The open-source world is fascinating, but for the love of all gods, I cannot comprehend the obsessive need to fork everything.

You know what I’m talking about. The most obvious example is Linux, with its endless number of distributions. It’s not enough to have several major “main branches” like Debian, Arch, Red Hat, and SUSE, no! These also need countless forks, to the point where some distributions differ only by a handful of pre-installed software (something anyone could do with a few clicks in a software center). Seriously? Do we really need this many distributions with so little differences between them? It feels like a total waste of time, effort, storage, and bandwidth. And to make thigs worse, this proliferation of indistinguishable distributions makes it harder for “normies” to even try Linux. Perhaps that’s the point, to gatekeep Linux into an exclusive club for insiders.

But it doesn’t stop with Linux distributions, I wish! Pretty much every open-source project that gains even a bit of popularity gets forked, one, two, ten times. And most forks change very little. Some forks exist just to add a single button or tweak a minor functionality, or to only add the name of the forker to the page.

Why not collaborate? Wouldn’t the open-source community benefit more if people worked together on existing projects instead of splitting everything? After all, isn’t collaboration supposed to be the core principle of open-source software?

In this utopian version of open source that only exists in my imagination, people would focus on contributing to existing projects instead of forking at the slightest whim. The chaos we have today with abandoned projects, endless forks, and a web of derivatives wouldn’t exist. If developers collaborated more, the original projects would benefit from advanced features that otherwise remain scattered across dozens of forks. Original projects could thrive, gain popularity, and avoid abandonment when maintainers lose interest. Documentation would improve, integrations would work (they would exist!), and users wouldn’t be stuck navigating this maze of fragmented repositories.
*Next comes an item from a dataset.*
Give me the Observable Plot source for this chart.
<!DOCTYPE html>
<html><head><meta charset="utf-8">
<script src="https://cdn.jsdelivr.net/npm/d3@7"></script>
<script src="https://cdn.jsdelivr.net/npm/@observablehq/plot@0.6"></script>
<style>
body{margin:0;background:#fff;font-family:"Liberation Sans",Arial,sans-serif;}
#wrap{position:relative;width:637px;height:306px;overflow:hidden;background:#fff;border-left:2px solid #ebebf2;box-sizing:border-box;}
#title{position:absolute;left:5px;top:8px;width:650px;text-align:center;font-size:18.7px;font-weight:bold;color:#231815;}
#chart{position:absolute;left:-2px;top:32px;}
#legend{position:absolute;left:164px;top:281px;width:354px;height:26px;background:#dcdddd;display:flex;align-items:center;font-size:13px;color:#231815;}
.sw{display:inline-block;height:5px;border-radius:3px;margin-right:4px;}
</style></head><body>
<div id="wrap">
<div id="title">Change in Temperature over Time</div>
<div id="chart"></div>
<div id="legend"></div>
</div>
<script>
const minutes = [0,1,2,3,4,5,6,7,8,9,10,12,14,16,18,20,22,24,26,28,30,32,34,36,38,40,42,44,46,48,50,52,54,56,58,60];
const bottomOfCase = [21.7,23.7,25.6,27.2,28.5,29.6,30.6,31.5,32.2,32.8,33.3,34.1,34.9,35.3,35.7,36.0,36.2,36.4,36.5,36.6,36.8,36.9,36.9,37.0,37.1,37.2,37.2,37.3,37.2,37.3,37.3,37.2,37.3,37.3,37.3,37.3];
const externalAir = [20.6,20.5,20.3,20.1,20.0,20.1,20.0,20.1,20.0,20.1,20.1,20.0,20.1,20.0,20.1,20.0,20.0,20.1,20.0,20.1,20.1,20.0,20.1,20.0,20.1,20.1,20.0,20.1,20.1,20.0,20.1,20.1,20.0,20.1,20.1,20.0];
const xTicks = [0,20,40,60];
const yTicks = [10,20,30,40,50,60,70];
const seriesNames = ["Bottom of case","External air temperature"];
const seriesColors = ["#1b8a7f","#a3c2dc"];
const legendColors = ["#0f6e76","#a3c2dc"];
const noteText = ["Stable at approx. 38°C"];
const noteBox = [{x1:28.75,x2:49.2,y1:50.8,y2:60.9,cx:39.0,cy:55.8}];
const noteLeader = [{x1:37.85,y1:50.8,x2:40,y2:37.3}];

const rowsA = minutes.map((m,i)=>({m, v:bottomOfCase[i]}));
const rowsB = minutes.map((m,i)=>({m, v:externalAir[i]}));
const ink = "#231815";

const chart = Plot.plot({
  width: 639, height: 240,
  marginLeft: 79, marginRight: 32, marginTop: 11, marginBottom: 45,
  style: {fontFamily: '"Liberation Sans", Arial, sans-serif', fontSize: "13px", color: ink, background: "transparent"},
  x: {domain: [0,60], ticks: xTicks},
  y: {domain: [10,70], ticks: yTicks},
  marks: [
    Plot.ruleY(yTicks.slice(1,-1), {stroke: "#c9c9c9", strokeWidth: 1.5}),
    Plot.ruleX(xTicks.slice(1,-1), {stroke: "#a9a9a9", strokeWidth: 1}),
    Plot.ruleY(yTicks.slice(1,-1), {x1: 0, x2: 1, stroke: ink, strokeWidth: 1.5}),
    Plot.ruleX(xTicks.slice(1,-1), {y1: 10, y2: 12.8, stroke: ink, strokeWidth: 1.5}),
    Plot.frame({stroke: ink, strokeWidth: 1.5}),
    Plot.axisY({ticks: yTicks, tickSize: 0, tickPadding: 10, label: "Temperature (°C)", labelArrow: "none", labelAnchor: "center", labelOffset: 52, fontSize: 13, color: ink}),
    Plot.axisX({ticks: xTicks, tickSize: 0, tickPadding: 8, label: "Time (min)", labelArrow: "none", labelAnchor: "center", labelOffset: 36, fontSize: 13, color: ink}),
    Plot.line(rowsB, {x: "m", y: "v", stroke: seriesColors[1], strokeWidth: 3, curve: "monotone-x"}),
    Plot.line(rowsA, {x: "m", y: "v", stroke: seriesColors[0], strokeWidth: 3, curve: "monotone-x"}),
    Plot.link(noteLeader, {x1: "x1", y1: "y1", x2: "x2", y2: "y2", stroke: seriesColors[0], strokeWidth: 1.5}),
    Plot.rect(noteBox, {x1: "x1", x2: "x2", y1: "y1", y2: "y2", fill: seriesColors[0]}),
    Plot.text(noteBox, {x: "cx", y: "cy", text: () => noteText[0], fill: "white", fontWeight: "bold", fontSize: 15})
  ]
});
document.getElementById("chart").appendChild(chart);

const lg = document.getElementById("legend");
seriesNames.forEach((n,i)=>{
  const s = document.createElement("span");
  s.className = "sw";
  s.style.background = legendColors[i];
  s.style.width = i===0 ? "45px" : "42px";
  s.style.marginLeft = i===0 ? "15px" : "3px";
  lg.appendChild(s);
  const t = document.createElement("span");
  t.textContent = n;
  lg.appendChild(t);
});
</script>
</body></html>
This frustration has been with me since I first learned about Linux. Over time, as I delved deeper into the rabbit hole of open source and self-hosting, this feeling of “But Why?” only grew stronger. Take this scenario: I discovered a nice little project to self-host, but it lacks essential features like 2FA or OIDC. Thankfully, there’s a fork that adds 2FA! Great, right? Not so fast. That fork hasn’t been updated recently and is missing new features from the main project. Now I’m stuck choosing between security (2FA) and modern features. And I can’t even hope for a merge because, as the comments explain, conflicts would break the fork entirely.

Then there’s the case of BitTorrent clients. We have qBittorrent, Deluge, Transmission, Vuze, rTorrent, and more. Most of them trace their lineage to the same original code, each trying to innovate in its own way. But now they’re all the same… yet slightly different… but still mostly the same. If you want all the best torrenting features, you’d have to install and manage multiple clients. Why not collaborate on one unified project to ensure it has all the features users need?

And don’t even get me started on Messaging Apps or BSD flavors. What an absolute mess.

And how about the normal users? non-developers that don’t even know (or care) about open source and just want to use our nice little projects? After all that’s the goal right, we make software for people to use. What happens when a normal user starts searching about Linux? If it were me I’d give up after the first two or three search results showing me a few dozens of strange names, like what even is linux and mint and ubuntu and fedora and manjaro. With windows it is easy, there’s one, “Install windows” and that’s it, ok different versions but that is not the point, and most of the times it is the same procedure.

Now let’s see a good example. Media Players.
Nowadays, there are still a handful of media players here and there, the the most used, most famous, most powerful of them all is VLC, because of collaboration. In a never-seen before wave of collaboration, people decided to adopt the VLC project, contributing to its main code or creating plugins, and now we have an awesome tool! Point to collaboration!

Open source is build on the idea of shared and decentralized effort and mutual benefit, yet the constant need to fork everything, to have your name shown as “The Owner”, to think that you are better than the original creator because you can write code to make the profile picture pink, dilutes the potential of open source projects. If we could channel half of this egoistical (saying as an egoistical person) into collaboration, we’d have stronger, more feature-rich projects, and a far more accessible software ecosystem.

But until then, I’ll have to live with the chaos of open source and keep making the face “But Why?”.